For this document, we will use the kafka container at https://hub.docker.com/r/ches/kafka/

Kafka uses Zookeeper as the KV store for configuration data.

docker run -d --name zookeeper jplock/zookeeper:3.4.6

Run kafka container and use the –volume-driver=pxd option to invoke the Portworx Volume Driver and create a portworx volume size of 30G for data (kafka_data) and a portworx volume size of 10G for logs (kafka_logs).

docker run -d --name kafka --volume-driver=pxd \
             -v name=kafka_data,size=30G:/data      \
             -v name=kafka_log,size=10G:/logs        \
             --link zookeeper:zookeeper ches/kafka

Get the IP address of Zookeeper and Kafka services.


ZK_IP=$(docker inspect --format '{{ .NetworkSettings.IPAddress }}' zookeeper)

KAFKA_IP=$(docker inspect --format '{{ .NetworkSettings.IPAddress }}' kafka)

Create a Kafka Topic named “foobar”.

docker run --rm ches/kafka kafka-topics.sh --create --topic foobar --partitions 1 --replication-factor 1 --zookeeper $ZK_IP:2181

Start a kafka producer to publish content into the kafka topic “foobar”.

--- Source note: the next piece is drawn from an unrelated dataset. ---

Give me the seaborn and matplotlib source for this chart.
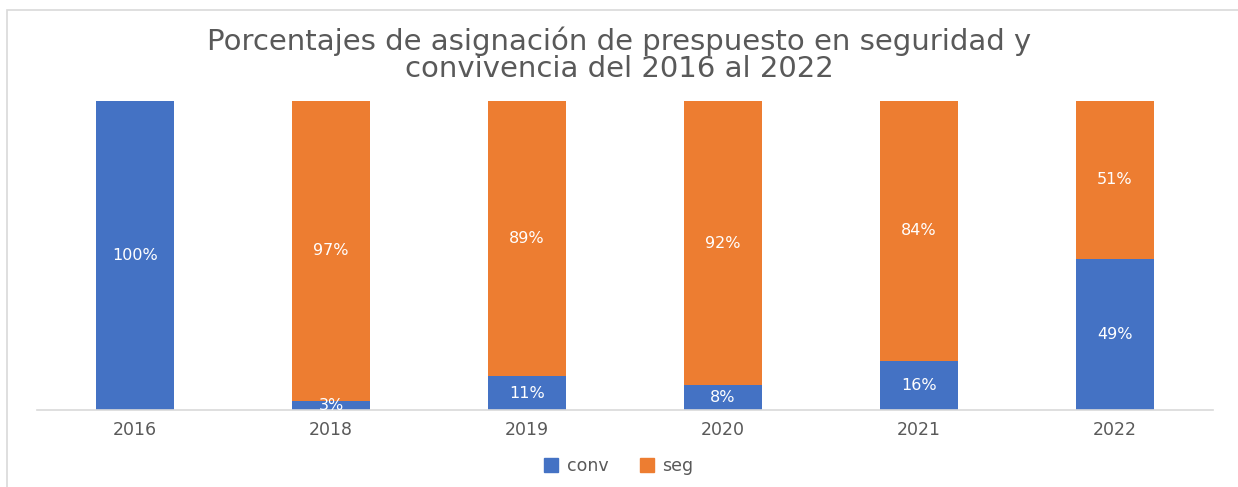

docker run --rm --interactive ches/kafka kafka-console-producer.sh --topic foobar --broker-list $KAFKA_IP:9092

Type a bunch of content to the producer for topic “foobar”. Terminate with Cntrl-D.

docker run --rm ches/kafka kafka-console-consumer.sh --topic foobar --from-beginning --zookeeper $ZK_IP:2181

See the stuff you created appear to the client

Stop and remove the kafka container.

docker stop kafka && docker rm kafka    

Attempt to read the same topic from the client.

docker run --rm  ches/kafka kafka-console-consumer.sh --topic foobar --from-beginning --zookeeper $ZK_IP:2181                 

This would fail with error message stating “No Brokers” indicating kafka producer doesn’t exist.

Now start the kafka container and point to the same volumes via the -v option (kafka_data and kafka_log).

docker run -d --name kafka --volume-driver=pxd \
             -v name=kafka_data,size=30G:/data      \
             -v name=kafka_log,size=10G:/logs        \
             --link zookeeper:zookeeper ches/kafka

Run the consumer again and the same topics that were published before can now be read or replayed from the client without recreating them.

docker run --rm  ches/kafka kafka-console-consumer.sh --topic foobar --from-beginning --zookeeper $ZK_IP:2181

And that’s how Portworx enables persitent data streams for kafka clusters.